**SUPPLIED DATA:**
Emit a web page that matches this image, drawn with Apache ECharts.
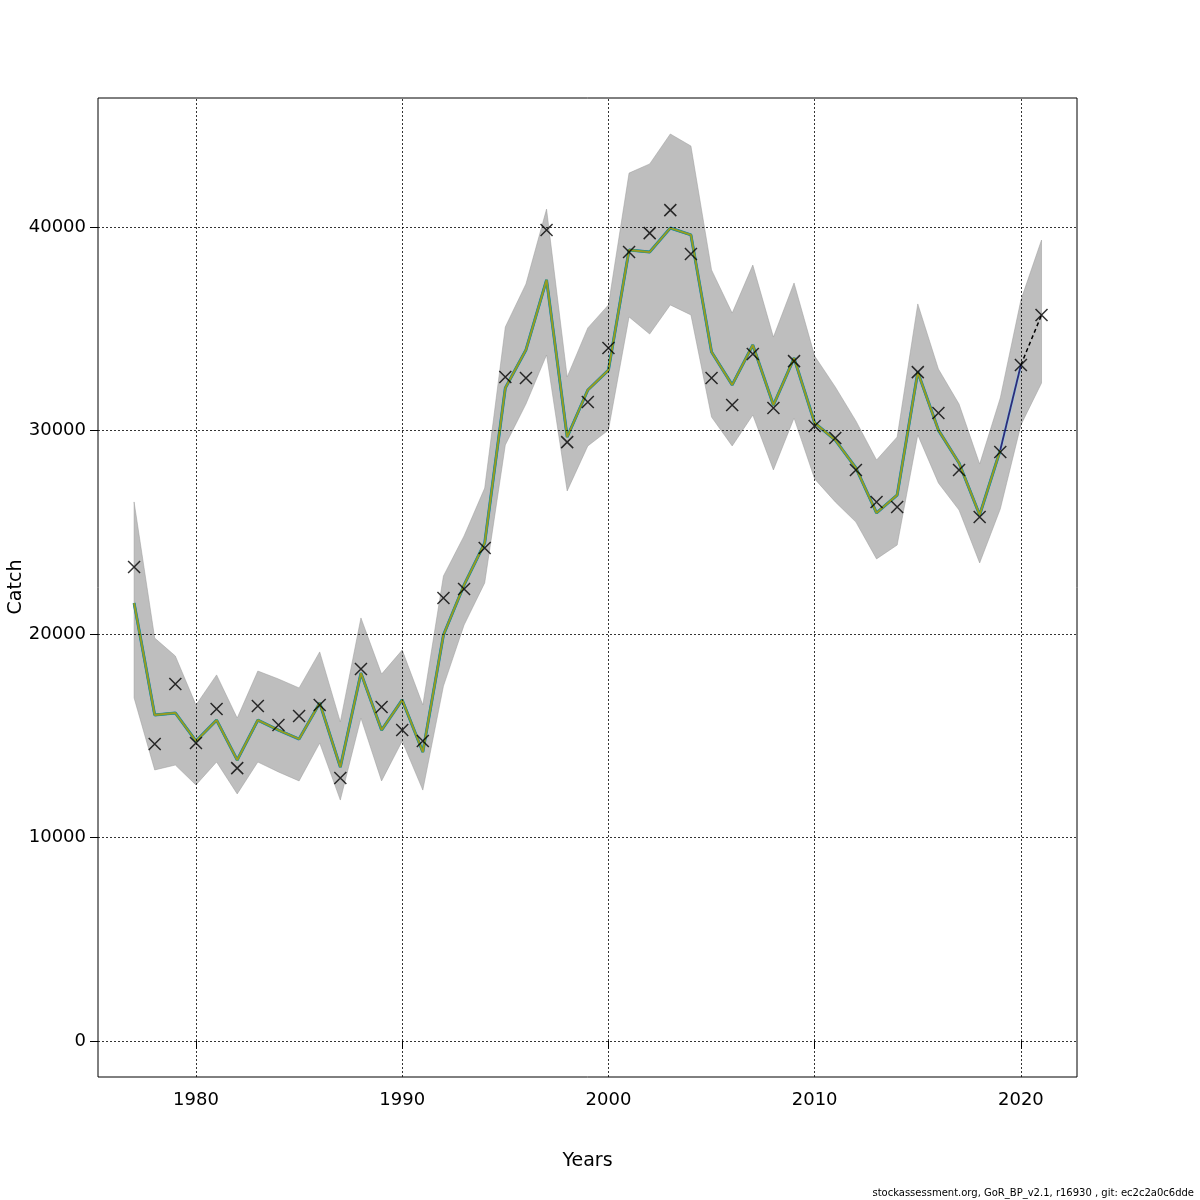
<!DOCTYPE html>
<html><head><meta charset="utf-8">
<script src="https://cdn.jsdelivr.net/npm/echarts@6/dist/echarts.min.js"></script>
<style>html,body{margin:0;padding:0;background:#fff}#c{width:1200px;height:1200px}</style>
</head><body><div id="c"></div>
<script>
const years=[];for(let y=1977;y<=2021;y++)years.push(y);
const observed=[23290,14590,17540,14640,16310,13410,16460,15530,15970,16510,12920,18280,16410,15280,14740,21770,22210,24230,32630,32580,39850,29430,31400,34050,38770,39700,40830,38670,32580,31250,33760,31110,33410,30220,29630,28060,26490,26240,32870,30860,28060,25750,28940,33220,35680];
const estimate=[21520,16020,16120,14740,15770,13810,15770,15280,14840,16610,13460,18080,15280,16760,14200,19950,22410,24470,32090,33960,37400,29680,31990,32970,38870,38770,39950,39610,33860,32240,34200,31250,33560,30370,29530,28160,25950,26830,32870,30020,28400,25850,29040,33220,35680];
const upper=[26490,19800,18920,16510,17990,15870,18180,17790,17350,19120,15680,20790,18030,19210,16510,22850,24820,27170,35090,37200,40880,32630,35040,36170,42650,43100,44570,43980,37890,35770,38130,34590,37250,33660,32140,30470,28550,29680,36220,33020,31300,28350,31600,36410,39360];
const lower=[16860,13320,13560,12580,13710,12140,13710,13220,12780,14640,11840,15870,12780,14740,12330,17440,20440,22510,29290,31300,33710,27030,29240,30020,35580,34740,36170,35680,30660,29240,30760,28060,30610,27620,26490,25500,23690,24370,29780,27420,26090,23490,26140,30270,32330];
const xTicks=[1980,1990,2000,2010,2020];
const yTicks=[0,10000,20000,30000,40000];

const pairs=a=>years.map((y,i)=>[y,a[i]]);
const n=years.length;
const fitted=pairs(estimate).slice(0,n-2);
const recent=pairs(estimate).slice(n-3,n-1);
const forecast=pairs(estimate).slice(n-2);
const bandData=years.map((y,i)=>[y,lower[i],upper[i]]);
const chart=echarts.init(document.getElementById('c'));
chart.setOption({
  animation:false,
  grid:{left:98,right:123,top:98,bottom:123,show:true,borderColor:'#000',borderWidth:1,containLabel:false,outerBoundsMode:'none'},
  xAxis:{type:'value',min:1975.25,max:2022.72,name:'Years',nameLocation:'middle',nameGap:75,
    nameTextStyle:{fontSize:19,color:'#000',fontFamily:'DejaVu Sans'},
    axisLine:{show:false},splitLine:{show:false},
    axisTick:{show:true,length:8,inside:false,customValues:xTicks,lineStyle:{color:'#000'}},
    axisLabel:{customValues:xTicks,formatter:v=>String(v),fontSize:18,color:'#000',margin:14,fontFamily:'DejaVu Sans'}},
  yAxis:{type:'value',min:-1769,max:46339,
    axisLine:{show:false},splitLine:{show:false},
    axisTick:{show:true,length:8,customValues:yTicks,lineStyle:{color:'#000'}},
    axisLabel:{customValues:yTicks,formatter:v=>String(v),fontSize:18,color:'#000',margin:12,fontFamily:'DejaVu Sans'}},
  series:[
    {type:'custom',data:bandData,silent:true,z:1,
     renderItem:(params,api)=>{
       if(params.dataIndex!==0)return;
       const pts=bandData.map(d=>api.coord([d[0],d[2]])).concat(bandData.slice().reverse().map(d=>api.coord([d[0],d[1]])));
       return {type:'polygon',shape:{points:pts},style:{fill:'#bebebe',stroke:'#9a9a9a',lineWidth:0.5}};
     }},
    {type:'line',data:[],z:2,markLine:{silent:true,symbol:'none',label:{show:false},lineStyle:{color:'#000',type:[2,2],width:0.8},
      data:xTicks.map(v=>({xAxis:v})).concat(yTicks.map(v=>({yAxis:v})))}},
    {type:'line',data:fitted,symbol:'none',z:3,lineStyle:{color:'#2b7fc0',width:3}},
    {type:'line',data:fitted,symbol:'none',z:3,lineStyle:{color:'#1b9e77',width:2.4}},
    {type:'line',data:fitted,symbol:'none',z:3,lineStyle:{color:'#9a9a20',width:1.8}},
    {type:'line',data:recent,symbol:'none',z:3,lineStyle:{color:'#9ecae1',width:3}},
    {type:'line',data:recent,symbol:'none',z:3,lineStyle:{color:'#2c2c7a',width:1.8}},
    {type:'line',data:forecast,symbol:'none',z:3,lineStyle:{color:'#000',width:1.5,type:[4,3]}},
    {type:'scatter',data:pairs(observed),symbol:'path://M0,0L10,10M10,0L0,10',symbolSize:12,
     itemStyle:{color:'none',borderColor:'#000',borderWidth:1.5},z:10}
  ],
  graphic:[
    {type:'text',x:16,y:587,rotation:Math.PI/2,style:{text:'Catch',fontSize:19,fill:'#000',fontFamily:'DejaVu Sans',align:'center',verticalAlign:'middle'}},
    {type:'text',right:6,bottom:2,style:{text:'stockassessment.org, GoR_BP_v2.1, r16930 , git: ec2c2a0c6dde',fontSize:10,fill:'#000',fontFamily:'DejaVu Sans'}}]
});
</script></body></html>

**WHAT NEEDS TO BE DONE:**
Go through the listing above and write it all out exactly, leaving out any picture.

**SOLVED PROBLEM:**
Emit a web page that matches this image, drawn with Apache ECharts.
<!DOCTYPE html>
<html><head><meta charset="utf-8">
<script src="https://cdn.jsdelivr.net/npm/echarts@6/dist/echarts.min.js"></script>
<style>html,body{margin:0;padding:0;background:#fff}#c{width:1200px;height:1200px}</style>
</head><body><div id="c"></div>
<script>
const years=[];for(let y=1977;y<=2021;y++)years.push(y);
const observed=[23290,14590,17540,14640,16310,13410,16460,15530,15970,16510,12920,18280,16410,15280,14740,21770,22210,24230,32630,32580,39850,29430,31400,34050,38770,39700,40830,38670,32580,31250,33760,31110,33410,30220,29630,28060,26490,26240,32870,30860,28060,25750,28940,33220,35680];
const estimate=[21520,16020,16120,14740,15770,13810,15770,15280,14840,16610,13460,18080,15280,16760,14200,19950,22410,24470,32090,33960,37400,29680,31990,32970,38870,38770,39950,39610,33860,32240,34200,31250,33560,30370,29530,28160,25950,26830,32870,30020,28400,25850,29040,33220,35680];
const upper=[26490,19800,18920,16510,17990,15870,18180,17790,17350,19120,15680,20790,18030,19210,16510,22850,24820,27170,35090,37200,40880,32630,35040,36170,42650,43100,44570,43980,37890,35770,38130,34590,37250,33660,32140,30470,28550,29680,36220,33020,31300,28350,31600,36410,39360];
const lower=[16860,13320,13560,12580,13710,12140,13710,13220,12780,14640,11840,15870,12780,14740,12330,17440,20440,22510,29290,31300,33710,27030,29240,30020,35580,34740,36170,35680,30660,29240,30760,28060,30610,27620,26490,25500,23690,24370,29780,27420,26090,23490,26140,30270,32330];
const xTicks=[1980,1990,2000,2010,2020];
const yTicks=[0,10000,20000,30000,40000];

const pairs=a=>years.map((y,i)=>[y,a[i]]);
const n=years.length;
const fitted=pairs(estimate).slice(0,n-2);
const recent=pairs(estimate).slice(n-3,n-1);
const forecast=pairs(estimate).slice(n-2);
const bandData=years.map((y,i)=>[y,lower[i],upper[i]]);
const chart=echarts.init(document.getElementById('c'));
chart.setOption({
  animation:false,
  grid:{left:98,right:123,top:98,bottom:123,show:true,borderColor:'#000',borderWidth:1,containLabel:false,outerBoundsMode:'none'},
  xAxis:{type:'value',min:1975.25,max:2022.72,name:'Years',nameLocation:'middle',nameGap:75,
    nameTextStyle:{fontSize:19,color:'#000',fontFamily:'DejaVu Sans'},
    axisLine:{show:false},splitLine:{show:false},
    axisTick:{show:true,length:8,inside:false,customValues:xTicks,lineStyle:{color:'#000'}},
    axisLabel:{customValues:xTicks,formatter:v=>String(v),fontSize:18,color:'#000',margin:14,fontFamily:'DejaVu Sans'}},
  yAxis:{type:'value',min:-1769,max:46339,
    axisLine:{show:false},splitLine:{show:false},
    axisTick:{show:true,length:8,customValues:yTicks,lineStyle:{color:'#000'}},
    axisLabel:{customValues:yTicks,formatter:v=>String(v),fontSize:18,color:'#000',margin:12,fontFamily:'DejaVu Sans'}},
  series:[
    {type:'custom',data:bandData,silent:true,z:1,
     renderItem:(params,api)=>{
       if(params.dataIndex!==0)return;
       const pts=bandData.map(d=>api.coord([d[0],d[2]])).concat(bandData.slice().reverse().map(d=>api.coord([d[0],d[1]])));
       return {type:'polygon',shape:{points:pts},style:{fill:'#bebebe',stroke:'#9a9a9a',lineWidth:0.5}};
     }},
    {type:'line',data:[],z:2,markLine:{silent:true,symbol:'none',label:{show:false},lineStyle:{color:'#000',type:[2,2],width:0.8},
      data:xTicks.map(v=>({xAxis:v})).concat(yTicks.map(v=>({yAxis:v})))}},
    {type:'line',data:fitted,symbol:'none',z:3,lineStyle:{color:'#2b7fc0',width:3}},
    {type:'line',data:fitted,symbol:'none',z:3,lineStyle:{color:'#1b9e77',width:2.4}},
    {type:'line',data:fitted,symbol:'none',z:3,lineStyle:{color:'#9a9a20',width:1.8}},
    {type:'line',data:recent,symbol:'none',z:3,lineStyle:{color:'#9ecae1',width:3}},
    {type:'line',data:recent,symbol:'none',z:3,lineStyle:{color:'#2c2c7a',width:1.8}},
    {type:'line',data:forecast,symbol:'none',z:3,lineStyle:{color:'#000',width:1.5,type:[4,3]}},
    {type:'scatter',data:pairs(observed),symbol:'path://M0,0L10,10M10,0L0,10',symbolSize:12,
     itemStyle:{color:'none',borderColor:'#000',borderWidth:1.5},z:10}
  ],
  graphic:[
    {type:'text',x:16,y:587,rotation:Math.PI/2,style:{text:'Catch',fontSize:19,fill:'#000',fontFamily:'DejaVu Sans',align:'center',verticalAlign:'middle'}},
    {type:'text',right:6,bottom:2,style:{text:'stockassessment.org, GoR_BP_v2.1, r16930 , git: ec2c2a0c6dde',fontSize:10,fill:'#000',fontFamily:'DejaVu Sans'}}]
});
</script></body></html>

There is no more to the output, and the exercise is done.